Dove affonda le proprie radici un’esperienza artistica enorme come quella dei Low di Alan Sparhawk e Mimi Parker? In tanto del rock indipendente americano sviluppatosi a cavallo fra ’80 e ’90, ovviamente, ma se si dovesse fare un nome, un solo nome, sarebbe senza ombra di dubbio quello dei Galaxie 500. Formazione di base a New York lasciata troppo spesso ai margini della storia che conta, la band di Dean Wareham (voce, chitarra), Naomi Yang (basso) e Damon Krukowski (batteria) è riuscita, in pochi anni d’attività e con appena tre album e una manciata di altri brani, a segnare un solco profondissimo percorso dalle generazioni di musicisti a venire, dando i natali al filone più melodico del cosiddetto slowcore. Se un gruppo come i Codeine fa della ruvidità strumentale e della rabbia repressa la propria cifra stilistica, i Galaxie 500 impastano le loro rallentatissime trame con la morbida psichedelia sixties dell’ultima fase dei maestri Velvet Underground, atmosfere malinconiche e una poetica tutt’altro che ostica o elitaria: non c’è impegno di alcun tipo nella musica dei Galaxie 500, c’è piuttosto rassegnazione e presa di coscienza di un’epoca avara di soddisfazioni negli Stati Uniti di Ronald Reagan. Si scioglieranno all’indomani della pubblicazione del loro terzo e ultimo lavoro, ma piuttosto che di una rottura sarebbe meglio parlare dell’affievolimento di una fiamma, progressivo fino al suo definitivo spegnersi. I nuovi progetti dei tre non saranno all’altezza dei Galaxie 500 ma contribuiranno ad accrescere anno dopo anno la dimensione leggendaria della band.
TODAY (1988)
L’esordio comprende anche quella “Tugboat” che fu il primo singolo inciso dalla band, nonché loro brano manifesto: le vene psichedeliche sono qui molto accentuate, fra ricercatezze folk (vedi l’armonica di “Oblivious”), atmosfere trasognate (vedi “It’s Getting Late”) e un persistente senso di alienazione, tanto privata quanto collettiva, che si nasconde dietro le frasi quasi sussurrate da Dean.

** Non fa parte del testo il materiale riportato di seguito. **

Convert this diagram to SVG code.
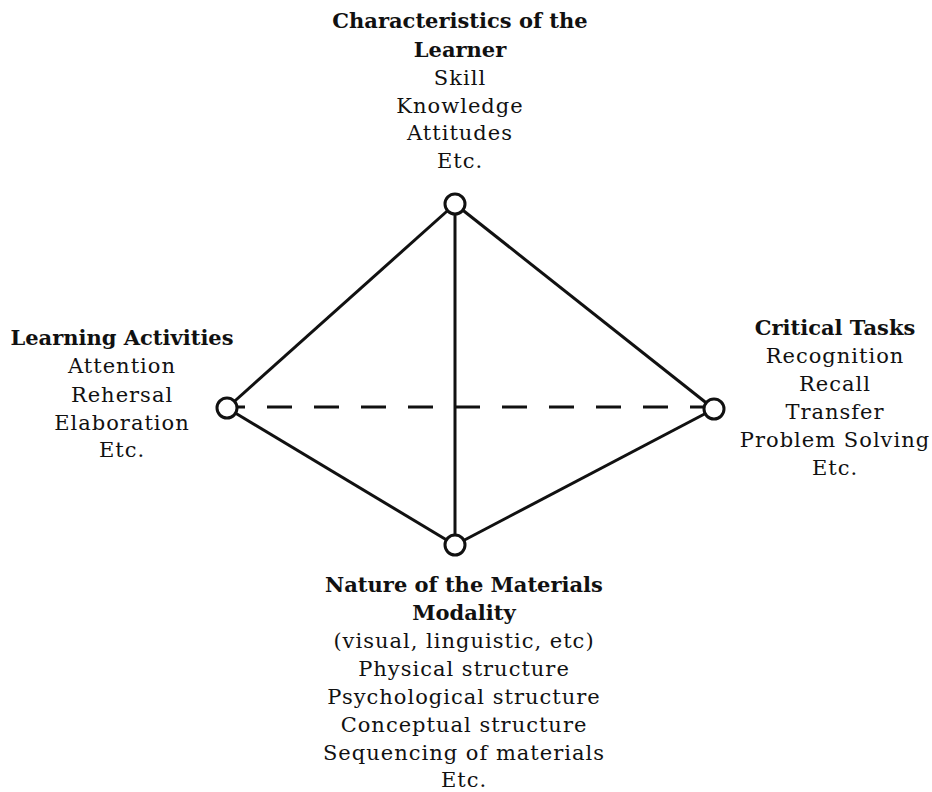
<svg xmlns="http://www.w3.org/2000/svg" width="932" height="792" viewBox="0 0 932 792">
<style>
text{font-family:"DejaVu Serif",serif;font-size:21px;letter-spacing:1px;fill:#111;text-anchor:middle}
.b{font-weight:bold;letter-spacing:0}
.ln{stroke:#111;stroke-width:3;fill:none}
.nd{stroke:#111;stroke-width:3;fill:#fff}
</style>
<rect width="932" height="792" fill="#fff"/>
<g id="connectors">
<line class="ln" x1="455" y1="204" x2="227" y2="408"/>
<line class="ln" x1="455" y1="204" x2="714" y2="409"/>
<line class="ln" x1="227" y1="408" x2="455" y2="545"/>
<line class="ln" x1="714" y1="409" x2="455" y2="545"/>
<line class="ln" x1="455" y1="204" x2="455" y2="545"/>
<line class="ln" x1="238" y1="407" x2="703" y2="407" stroke-dasharray="25 22" stroke-dashoffset="18"/>
</g>
<g id="learner">
<circle class="nd" cx="455" cy="204" r="10"/>
<text x="460" y="28" class="b">Characteristics of the</text>
<text x="460" y="57" class="b">Learner</text>
<text x="460" y="85">Skill</text>
<text x="460" y="113">Knowledge</text>
<text x="460" y="140">Attitudes</text>
<text x="460" y="168">Etc.</text>
</g>
<g id="activities">
<circle class="nd" cx="227" cy="408" r="10"/>
<text x="122" y="345" class="b">Learning Activities</text>
<text x="122" y="373">Attention</text>
<text x="122" y="402">Rehersal</text>
<text x="122" y="430">Elaboration</text>
<text x="122" y="457">Etc.</text>
</g>
<g id="tasks">
<circle class="nd" cx="714" cy="409" r="10"/>
<text x="835" y="335" class="b">Critical Tasks</text>
<text x="835" y="363">Recognition</text>
<text x="835" y="391">Recall</text>
<text x="835" y="419">Transfer</text>
<text x="835" y="447">Problem Solving</text>
<text x="835" y="475">Etc.</text>
</g>
<g id="materials">
<circle class="nd" cx="455" cy="545" r="10"/>
<text x="464" y="592" class="b">Nature of the Materials</text>
<text x="464" y="620" class="b">Modality</text>
<text x="464" y="648">(visual, linguistic, etc)</text>
<text x="464" y="676">Physical structure</text>
<text x="464" y="704">Psychological structure</text>
<text x="464" y="732">Conceptual structure</text>
<text x="464" y="760">Sequencing of materials</text>
<text x="464" y="787">Etc.</text>
</g>
</svg>
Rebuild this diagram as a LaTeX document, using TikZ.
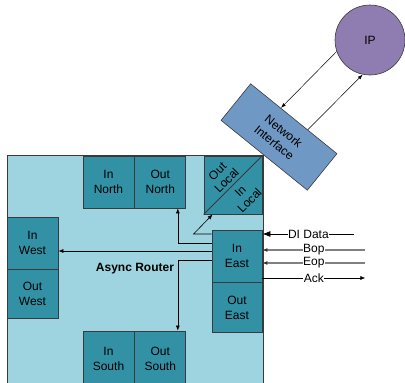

Brano consigliato: Tugboat – In breve: 4,5/5
ON FIRE (1989)
Forti dell’esperienza maturata in studio col produttore Mark Kramer e in tour, i Galaxie 500 realizzano il capolavoro della loro discografia. A dispetto del titolo, di infuocato qui c’è ben poco: i ritmi rallentano ancora di più, la chitarra si fa languida a livelli da anestesia totale, il falsetto di Wareham è indolente come non mai e tutto suona dilatato e catatonico, nonostante qualche subitanea esplosione che prova a reagire ma finisce col rimarcare l’imperante stasi dell’intero album. L’isolamento cosmico, la frustrazione e un vuoto straniante si impadroniscono definitivamente della band.
Brano consigliato: Tell Me – In breve: 5/5
THIS IS OUR MUSIC (1990)
Le difficoltà nell’approcciarsi a un discreto successo da parte di una band anti-protagonista per definizione, portano i Galaxie 500 a pubblicare un terzo album palesemente inespressivo e chiuso verso l’esterno: lunghe divagazioni strumentali imbastite per evitare di dover “dire” necessariamente qualcosa e una sezione ritmica più incisiva che sembra quasi voler coprire la voce.